When I was 7 or 8, our next door neighbor, Mrs. Firth, gave me a booklet called The Festival of Christmas: A Book of Days, written by Mary Hinderlie and Edna Hong and illustrated by Floy Dalton in 1954. Every year I would get it out at the beginning of advent to follow day by day, with activities and drawings. I was intrigued by the illustration of The Ecclesiastical Year, with the liturgical colors arranged in a wheel. I went to a Moravian church, and didn’t recall seeing such a wheel before; Mrs. Firth went to an Anglican church, which likely had more in the way of liturgy and symbolism.
In my usual librarian way, I wanted to know more about the authors, and was surprised by what I found. Mary Hinderlie( 1914-2003) was a Lutheran lay theologian and missionary who spent 3 years in a Japanese POW camp during WWII, with her husband and baby daughter. Mary and her husband Carroll organized theological and political discussions among their fellow inmates to keep spirits up. Edna Hong, was also Lutheran, and she and her husband Howard Hong, were passionate about the works of Danish theologian Soren Kierkegaard(someone who I was also drawn to), and became the foremost translators of his work into English. Floy Ann Dalton is a cipher though, with only a reference to her as an “Illustrator for Hire” which sounds much too utilitarian for someone who did these lively drawings.

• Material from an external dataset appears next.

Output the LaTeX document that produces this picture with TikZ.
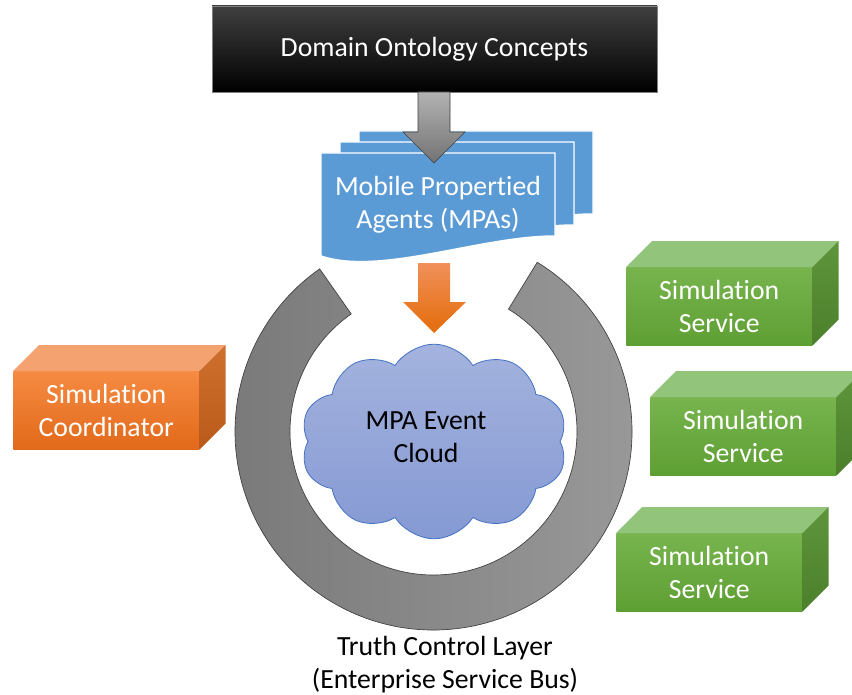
\documentclass[tikz,border=0pt]{standalone}
\usepackage{fontspec}
\setmainfont[Ligatures=NoCommon]{Carlito}
\usetikzlibrary{shapes.symbols}
\definecolor{docblue}{HTML}{5B9BD5}
\definecolor{greenfa}{HTML}{77B44E}
\definecolor{greenfb}{HTML}{5E9F33}
\definecolor{greentop}{HTML}{93C47B}
\definecolor{greenra}{HTML}{5E953B}
\definecolor{greenrb}{HTML}{4C7F2B}
\definecolor{orangefa}{HTML}{F58B42}
\definecolor{orangefb}{HTML}{E2691A}
\definecolor{orangetop}{HTML}{F3A270}
\definecolor{orangera}{HTML}{D0702E}
\definecolor{orangerb}{HTML}{B95A1A}
\definecolor{arrowora}{HTML}{F0905A}
\definecolor{arroworb}{HTML}{E46C0A}
\definecolor{cloudA}{HTML}{A4B3DE}
\definecolor{cloudB}{HTML}{8599D3}
\definecolor{cloudline}{HTML}{4472C4}
\definecolor{ringdark}{HTML}{7A7A7A}
\definecolor{ringlight}{HTML}{9A9A9A}
\newcommand\simcube[5]{%
  \node[cubefront=#4, anchor=north west] (#1) at (#2,#3) {#5};
  \fill[#4top] (#1.north west) -- ++(26,-26) -- ([shift={(26,-26)}]#1.north east) -- (#1.north east) -- cycle;
  \shade[top color=#4ra, bottom color=#4rb] (#1.north east) -- ++(26,-26) -- ([shift={(26,-26)}]#1.south east) -- (#1.south east) -- cycle;
}
\newcommand\docpage{%
  (321,153) -- (555,153) -- (555,236) .. controls (480,236) and (380,276) .. (321,256) -- cycle}
\begin{document}
\begin{tikzpicture}[x=0.75pt,y=-0.75pt,
  txt/.style={font=\fontsize{20.8}{24.75}\selectfont, align=center},
  cubefront/.style={txt, text=white, minimum width=139.5pt, minimum height=58.5pt, inner sep=0pt,
    top color=#1fa, bottom color=#1fb},
  docsheet/.style={fill=docblue, draw=white, line width=1.1pt},
  blockarrow/.style={line width=0.5pt}]
\clip (0,0) rectangle (852,695);
\fill[white] (0,0) rectangle (852,695);

% Domain Ontology Concepts
\node[txt, text=white, minimum width=333.75pt, minimum height=64.5pt, inner sep=0pt,
  top color=black!75, middle color=black, bottom color=black, draw=black!50, line width=0.5pt]
  (onto) at (434.5,49) {Domain Ontology Concepts};

% multi-document stack
\begin{scope}[shift={(38,-22)}]\path[docsheet] \docpage;\end{scope}
\begin{scope}[shift={(19,-11)}]\path[docsheet] \docpage;\end{scope}
\path[docsheet] \docpage;
\node[txt, text=white] (mpa) at (438,205) {Mobile Propertied\\Agents (MPAs)};

% gray block arrow
\shade[blockarrow, top color=black!30, bottom color=black!55, draw=black!75]
  (418,92) -- (450,92) -- (450,132) -- (465,132) -- (434,163) -- (403,132) -- (418,132) -- cycle;

% ring (Truth Control Layer)
\begin{scope}[shift={(433.5,431.5)}, yscale=-1]
\shade[left color=ringdark, right color=ringlight, draw=black!75, line width=0.5pt]
  (58.5:198.5) arc[start angle=58.5, end angle=-235, radius=198.5]
  -- (-235:143.5) arc[start angle=-235, end angle=58.5, radius=143.5] -- cycle;
\end{scope}
\node[txt] (tcl) at (445,665) {Truth Control Layer\\(Enterprise Service Bus)};

% orange block arrow
\shade[top color=arrowora, bottom color=arroworb]
  (418,263) -- (450,263) -- (450,302) -- (466,302) -- (434,333) -- (403,302) -- (418,302) -- cycle;

% cloud
\node[cloud, cloud puffs=10, cloud puff arc=115, aspect=1.37, minimum width=200pt, minimum height=146pt,
  inner sep=0pt, top color=cloudA, bottom color=cloudB, draw=cloudline, line width=0.6pt]
  (cloud) at (434,441.5) {};
\node[txt] (cloudtxt) at (426,437) {MPA Event\\Cloud};

% cubes
\simcube{coord}{13}{371}{orange}{Simulation\\Coordinator}
\simcube{svcA}{626}{267}{green}{Simulation\\Service}
\simcube{svcB}{650}{397}{green}{Simulation\\Service}
\simcube{svcC}{616}{533}{green}{Simulation\\Service}
\end{tikzpicture}
\end{document}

I enjoyed the illustrations with their quick lines, and the pages in pale green and the type in dark green or red. It’s where I first heard of Little Christmas Eve. The writers explain that on this night in Norway, you invite your oldest friends to sample the baking and see the “shining house of Christmas” but ask also if there is a stranger at the gates, who needs the heart warmth of the coffee and the candlelight of friendship, and being at home in the family of God. So let us look for those who need light in the darkness of winter and of a season that can bring a deluge of loneliness and grief for those missing someone they love.